The gist, in case you don’t want to click through, is that it’s likely two suspects now rather than three (unclear as to role of the third person but they seem to be downplaying involvement) who were romantically involved; one was American and the other was a recent immigrant from Saudi Arabia who travelled to be in a relationship with the first. They had a young baby whom they left with a grandmother. And it appears to be a “workplace dispute” type shooting, though they’re not explicitly ruling out terrorism, religiously-motivated or otherwise.

I’m not very good at expressing how painful this stuff is - except, apparently, when I’m hammered, which is what happened after Newtown (where, at one point in my childhood, I lived) since I found out about it after coming home from a gig, and had a howl-crying meltdown in bed with herr honk. And I hate hearing about prayers and thoughts in the absence of action. The way I deal with this best is to find out information and try to identify solvable problems, even though lord knows I’m not in a position to do anything about them.

So to that end, does anyone know if there are good, clear, layperson-readable studies or not-heavily-slanted books out about classifying these incidents? Not so much for gun policymaking purposes - for fuck’s sake, I think we’re mostly in agreement here on GT about what those should be - but just for information or risk assessment et al.? On the face of it, obviously we can say okay, mass shootings, yep, these all qualify. But it seems like you could group some of them into semi-distinct types, by motive or lack thereof. Aurora, Newtown, Virginia Tech, and Columbine seem to be different from Colorado Springs and Charlottesville, and then there are things like Edgwater and “going postal” and (assuming the BBC has its “co-worker dispute” narrative correct) San Bernardino. (I know I’m excluding drug and gang-related mass shootings from these incidents. It’s not that I’m not interested in those, I’m just citing the high-profile ones. Also, it seems like if obvious MEANINGFUL GUN CONTROL were enacted, those incidents would decline as well, but what the hell do I know.)

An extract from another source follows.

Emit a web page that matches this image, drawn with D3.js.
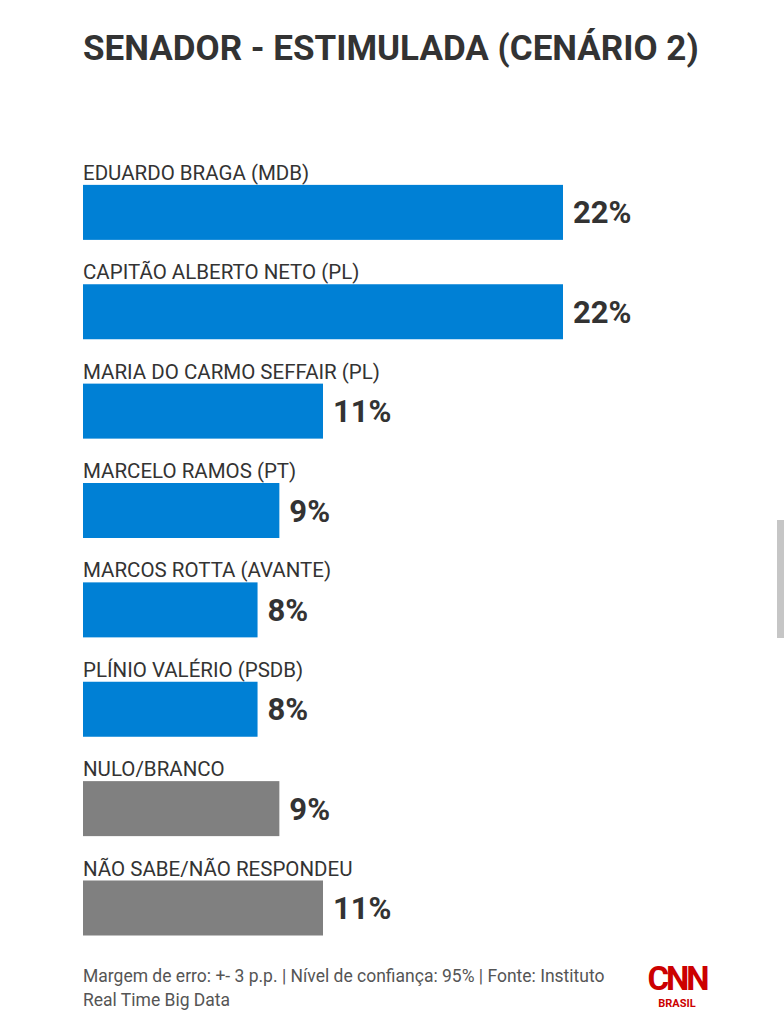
<!DOCTYPE html>
<html>
<head>
<meta charset="utf-8">
<script src="https://cdn.jsdelivr.net/npm/d3@7"></script>
<style>
  html, body { margin: 0; padding: 0; background: #fff; }
  svg { display: block; }
</style>
</head>
<body>
<div id="chart"></div>
<script>
(function () {
  'use strict';

  var title = 'SENADOR - ESTIMULADA (CENÁRIO 2)';
  var names = [
    'EDUARDO BRAGA (MDB)',
    'CAPITÃO ALBERTO NETO (PL)',
    'MARIA DO CARMO SEFFAIR (PL)',
    'MARCELO RAMOS (PT)',
    'MARCOS ROTTA (AVANTE)',
    'PLÍNIO VALÉRIO (PSDB)',
    'NULO/BRANCO',
    'NÃO SABE/NÃO RESPONDEU'
  ];
  var values = [22, 22, 11, 9, 8, 8, 9, 11];
  var kinds = ['cand', 'cand', 'cand', 'cand', 'cand', 'cand', 'other', 'other'];
  var footLines = [
    'Margem de erro: +- 3 p.p. | Nível de confiança: 95% | Fonte: Instituto',
    'Real Time Big Data'
  ];

  var W = 784, H = 1024;
  var FONT = 'Roboto, "Noto Sans", sans-serif';
  var INK = '#333333';

  var svg = d3.select('#chart').append('svg')
    .attr('width', W).attr('height', H);

  // bar geometry
  var x = d3.scaleLinear().domain([0, 22]).range([83, 563]);
  var y = d3.scaleBand().domain(d3.range(names.length))
    .range([140.5, 935.5]).paddingInner(0).paddingOuter(0);
  var color = d3.scaleOrdinal().domain(['cand', 'other']).range(['#0080d5', '#808080']);
  var barH = 55;

  svg.append('text')
    .attr('x', 83).attr('y', 60)
    .attr('font-family', FONT).attr('font-weight', 700)
    .attr('font-size', 35).attr('fill', INK)
    .text(title);

  var row = svg.append('g').selectAll('g')
    .data(names).enter().append('g')
    .attr('transform', function (d, i) { return 'translate(0,' + (y(i) + y.bandwidth() - barH) + ')'; });

  row.append('text')
    .attr('x', 83).attr('y', -5)
    .attr('font-family', FONT).attr('font-size', 20.5)
    .attr('fill', INK)
    .text(function (d) { return d; });

  row.append('rect')
    .attr('x', x(0)).attr('y', 0)
    .attr('width', function (d, i) { return x(values[i]) - x(0); })
    .attr('height', barH)
    .attr('fill', function (d, i) { return color(kinds[i]); });

  row.append('text')
    .attr('x', function (d, i) { return x(values[i]) + 10; })
    .attr('y', barH / 2 + 11)
    .attr('font-family', FONT).attr('font-weight', 700)
    .attr('font-size', 31).attr('fill', INK)
    .text(function (d, i) { return values[i] + '%'; });

  // footer
  svg.append('g').selectAll('text')
    .data(footLines).enter().append('text')
    .attr('x', 83).attr('y', function (d, i) { return 982 + i * 24; })
    .attr('font-family', FONT).attr('font-size', 17.5)
    .attr('fill', '#555')
    .text(function (d) { return d; });

  // logo
  var logo = svg.append('g').attr('transform', 'translate(677,0)');
  logo.append('text')
    .attr('x', 0).attr('y', 990).attr('text-anchor', 'middle')
    .attr('font-family', FONT).attr('font-weight', 700)
    .attr('font-size', 33).attr('fill', '#cc0000')
    .attr('letter-spacing', -3)
    .text('CNN');
  logo.append('text')
    .attr('x', 0).attr('y', 1007).attr('text-anchor', 'middle')
    .attr('font-family', FONT).attr('font-weight', 700)
    .attr('font-size', 11).attr('fill', '#cc0000')
    .text('BRASIL');

  // scrollbar remnant
  svg.append('rect')
    .attr('x', 777).attr('y', 520).attr('width', 7).attr('height', 118)
    .attr('fill', '#c6c6c6');
})();
</script>
</body>
</html>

It seems like we’re at the point in mass shooting history that we could now classify them into subgroups criminologically in the same way as are rapists. Not that that’s gotten us anywhere in terms of policy either, but I still find it informative. Finally - let me restate this very clearly - while gun control is absolutely going to be the most effective way to stop these incidents being a near-daily occurrence, maybe there are other things we can do also, or in the meantime while the politicians and NRA flop about uselessly.